Task objective ::
Copy the data below exactly, omitting any picture it contains.

Supplied information ::
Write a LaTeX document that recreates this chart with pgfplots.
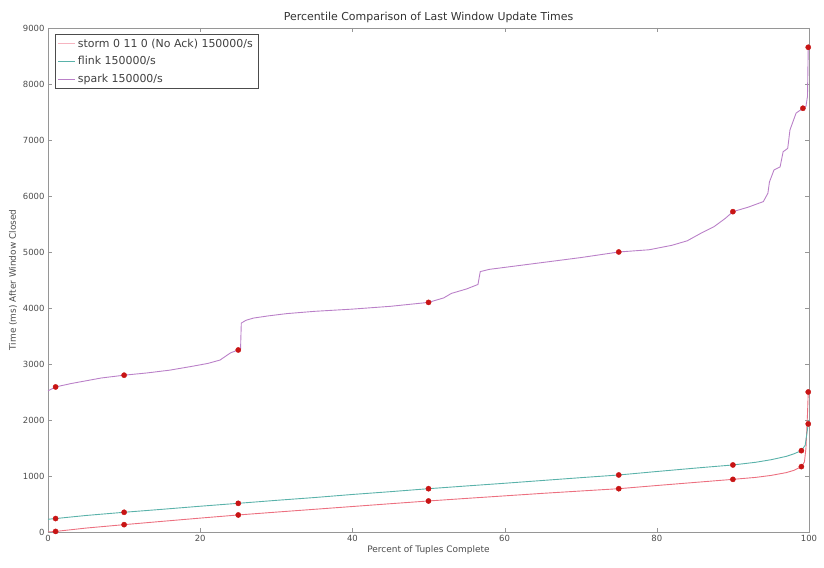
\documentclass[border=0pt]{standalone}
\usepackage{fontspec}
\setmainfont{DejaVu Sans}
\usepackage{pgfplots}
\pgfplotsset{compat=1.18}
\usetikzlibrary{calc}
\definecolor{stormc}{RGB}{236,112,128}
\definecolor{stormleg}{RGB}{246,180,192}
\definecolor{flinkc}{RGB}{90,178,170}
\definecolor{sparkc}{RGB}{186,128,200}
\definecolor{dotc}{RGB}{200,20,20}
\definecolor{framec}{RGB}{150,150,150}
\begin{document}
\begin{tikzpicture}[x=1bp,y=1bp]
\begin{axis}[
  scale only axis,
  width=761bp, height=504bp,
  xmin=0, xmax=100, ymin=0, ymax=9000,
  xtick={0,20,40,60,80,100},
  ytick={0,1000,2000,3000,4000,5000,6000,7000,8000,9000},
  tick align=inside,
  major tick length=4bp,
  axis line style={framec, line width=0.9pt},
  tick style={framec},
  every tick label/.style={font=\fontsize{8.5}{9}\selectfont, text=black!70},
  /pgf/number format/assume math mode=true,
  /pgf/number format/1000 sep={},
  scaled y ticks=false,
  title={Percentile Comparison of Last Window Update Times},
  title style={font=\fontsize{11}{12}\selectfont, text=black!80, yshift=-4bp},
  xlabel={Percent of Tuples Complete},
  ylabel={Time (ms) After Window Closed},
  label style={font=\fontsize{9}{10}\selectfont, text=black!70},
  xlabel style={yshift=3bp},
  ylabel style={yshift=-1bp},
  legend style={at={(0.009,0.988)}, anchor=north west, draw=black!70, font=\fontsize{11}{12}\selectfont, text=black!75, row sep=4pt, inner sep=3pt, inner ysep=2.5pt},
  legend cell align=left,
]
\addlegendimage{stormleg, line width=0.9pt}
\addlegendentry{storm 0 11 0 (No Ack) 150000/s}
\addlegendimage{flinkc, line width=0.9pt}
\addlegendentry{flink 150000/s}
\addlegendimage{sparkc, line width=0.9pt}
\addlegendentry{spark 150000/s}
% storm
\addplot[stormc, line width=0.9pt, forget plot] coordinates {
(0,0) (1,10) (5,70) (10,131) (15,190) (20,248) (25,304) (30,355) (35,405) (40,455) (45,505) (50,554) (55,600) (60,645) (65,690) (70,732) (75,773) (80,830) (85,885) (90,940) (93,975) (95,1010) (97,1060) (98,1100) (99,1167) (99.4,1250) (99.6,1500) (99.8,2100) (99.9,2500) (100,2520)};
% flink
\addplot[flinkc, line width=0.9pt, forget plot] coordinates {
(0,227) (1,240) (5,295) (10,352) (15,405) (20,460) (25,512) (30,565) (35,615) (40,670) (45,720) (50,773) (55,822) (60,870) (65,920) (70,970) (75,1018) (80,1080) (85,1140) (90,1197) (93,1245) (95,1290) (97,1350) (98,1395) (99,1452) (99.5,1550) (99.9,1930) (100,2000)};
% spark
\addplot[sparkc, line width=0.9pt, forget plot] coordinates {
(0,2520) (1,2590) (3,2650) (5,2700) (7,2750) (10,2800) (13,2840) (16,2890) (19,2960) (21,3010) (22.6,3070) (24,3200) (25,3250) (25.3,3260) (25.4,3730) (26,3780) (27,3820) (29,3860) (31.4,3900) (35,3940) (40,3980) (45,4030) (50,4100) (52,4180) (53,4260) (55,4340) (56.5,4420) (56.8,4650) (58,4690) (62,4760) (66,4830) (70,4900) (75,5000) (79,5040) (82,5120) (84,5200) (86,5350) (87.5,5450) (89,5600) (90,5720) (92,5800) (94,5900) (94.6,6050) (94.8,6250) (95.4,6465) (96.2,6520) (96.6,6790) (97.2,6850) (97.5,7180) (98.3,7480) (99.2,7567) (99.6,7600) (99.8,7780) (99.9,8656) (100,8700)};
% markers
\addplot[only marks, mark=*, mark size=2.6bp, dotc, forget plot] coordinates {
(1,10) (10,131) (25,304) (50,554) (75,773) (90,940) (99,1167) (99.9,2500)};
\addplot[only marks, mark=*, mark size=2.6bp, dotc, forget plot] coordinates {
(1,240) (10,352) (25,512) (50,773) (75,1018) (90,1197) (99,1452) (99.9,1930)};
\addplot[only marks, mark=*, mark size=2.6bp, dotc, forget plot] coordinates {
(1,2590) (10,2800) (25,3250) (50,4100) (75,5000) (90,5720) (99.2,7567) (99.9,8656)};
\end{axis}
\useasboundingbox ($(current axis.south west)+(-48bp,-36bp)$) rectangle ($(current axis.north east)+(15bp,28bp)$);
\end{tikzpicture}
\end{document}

Exercise solution ::
Write a LaTeX document that recreates this chart with pgfplots.
\documentclass[border=0pt]{standalone}
\usepackage{fontspec}
\setmainfont{DejaVu Sans}
\usepackage{pgfplots}
\pgfplotsset{compat=1.18}
\usetikzlibrary{calc}
\definecolor{stormc}{RGB}{236,112,128}
\definecolor{stormleg}{RGB}{246,180,192}
\definecolor{flinkc}{RGB}{90,178,170}
\definecolor{sparkc}{RGB}{186,128,200}
\definecolor{dotc}{RGB}{200,20,20}
\definecolor{framec}{RGB}{150,150,150}
\begin{document}
\begin{tikzpicture}[x=1bp,y=1bp]
\begin{axis}[
  scale only axis,
  width=761bp, height=504bp,
  xmin=0, xmax=100, ymin=0, ymax=9000,
  xtick={0,20,40,60,80,100},
  ytick={0,1000,2000,3000,4000,5000,6000,7000,8000,9000},
  tick align=inside,
  major tick length=4bp,
  axis line style={framec, line width=0.9pt},
  tick style={framec},
  every tick label/.style={font=\fontsize{8.5}{9}\selectfont, text=black!70},
  /pgf/number format/assume math mode=true,
  /pgf/number format/1000 sep={},
  scaled y ticks=false,
  title={Percentile Comparison of Last Window Update Times},
  title style={font=\fontsize{11}{12}\selectfont, text=black!80, yshift=-4bp},
  xlabel={Percent of Tuples Complete},
  ylabel={Time (ms) After Window Closed},
  label style={font=\fontsize{9}{10}\selectfont, text=black!70},
  xlabel style={yshift=3bp},
  ylabel style={yshift=-1bp},
  legend style={at={(0.009,0.988)}, anchor=north west, draw=black!70, font=\fontsize{11}{12}\selectfont, text=black!75, row sep=4pt, inner sep=3pt, inner ysep=2.5pt},
  legend cell align=left,
]
\addlegendimage{stormleg, line width=0.9pt}
\addlegendentry{storm 0 11 0 (No Ack) 150000/s}
\addlegendimage{flinkc, line width=0.9pt}
\addlegendentry{flink 150000/s}
\addlegendimage{sparkc, line width=0.9pt}
\addlegendentry{spark 150000/s}
% storm
\addplot[stormc, line width=0.9pt, forget plot] coordinates {
(0,0) (1,10) (5,70) (10,131) (15,190) (20,248) (25,304) (30,355) (35,405) (40,455) (45,505) (50,554) (55,600) (60,645) (65,690) (70,732) (75,773) (80,830) (85,885) (90,940) (93,975) (95,1010) (97,1060) (98,1100) (99,1167) (99.4,1250) (99.6,1500) (99.8,2100) (99.9,2500) (100,2520)};
% flink
\addplot[flinkc, line width=0.9pt, forget plot] coordinates {
(0,227) (1,240) (5,295) (10,352) (15,405) (20,460) (25,512) (30,565) (35,615) (40,670) (45,720) (50,773) (55,822) (60,870) (65,920) (70,970) (75,1018) (80,1080) (85,1140) (90,1197) (93,1245) (95,1290) (97,1350) (98,1395) (99,1452) (99.5,1550) (99.9,1930) (100,2000)};
% spark
\addplot[sparkc, line width=0.9pt, forget plot] coordinates {
(0,2520) (1,2590) (3,2650) (5,2700) (7,2750) (10,2800) (13,2840) (16,2890) (19,2960) (21,3010) (22.6,3070) (24,3200) (25,3250) (25.3,3260) (25.4,3730) (26,3780) (27,3820) (29,3860) (31.4,3900) (35,3940) (40,3980) (45,4030) (50,4100) (52,4180) (53,4260) (55,4340) (56.5,4420) (56.8,4650) (58,4690) (62,4760) (66,4830) (70,4900) (75,5000) (79,5040) (82,5120) (84,5200) (86,5350) (87.5,5450) (89,5600) (90,5720) (92,5800) (94,5900) (94.6,6050) (94.8,6250) (95.4,6465) (96.2,6520) (96.6,6790) (97.2,6850) (97.5,7180) (98.3,7480) (99.2,7567) (99.6,7600) (99.8,7780) (99.9,8656) (100,8700)};
% markers
\addplot[only marks, mark=*, mark size=2.6bp, dotc, forget plot] coordinates {
(1,10) (10,131) (25,304) (50,554) (75,773) (90,940) (99,1167) (99.9,2500)};
\addplot[only marks, mark=*, mark size=2.6bp, dotc, forget plot] coordinates {
(1,240) (10,352) (25,512) (50,773) (75,1018) (90,1197) (99,1452) (99.9,1930)};
\addplot[only marks, mark=*, mark size=2.6bp, dotc, forget plot] coordinates {
(1,2590) (10,2800) (25,3250) (50,4100) (75,5000) (90,5720) (99.2,7567) (99.9,8656)};
\end{axis}
\useasboundingbox ($(current axis.south west)+(-48bp,-36bp)$) rectangle ($(current axis.north east)+(15bp,28bp)$);
\end{tikzpicture}
\end{document}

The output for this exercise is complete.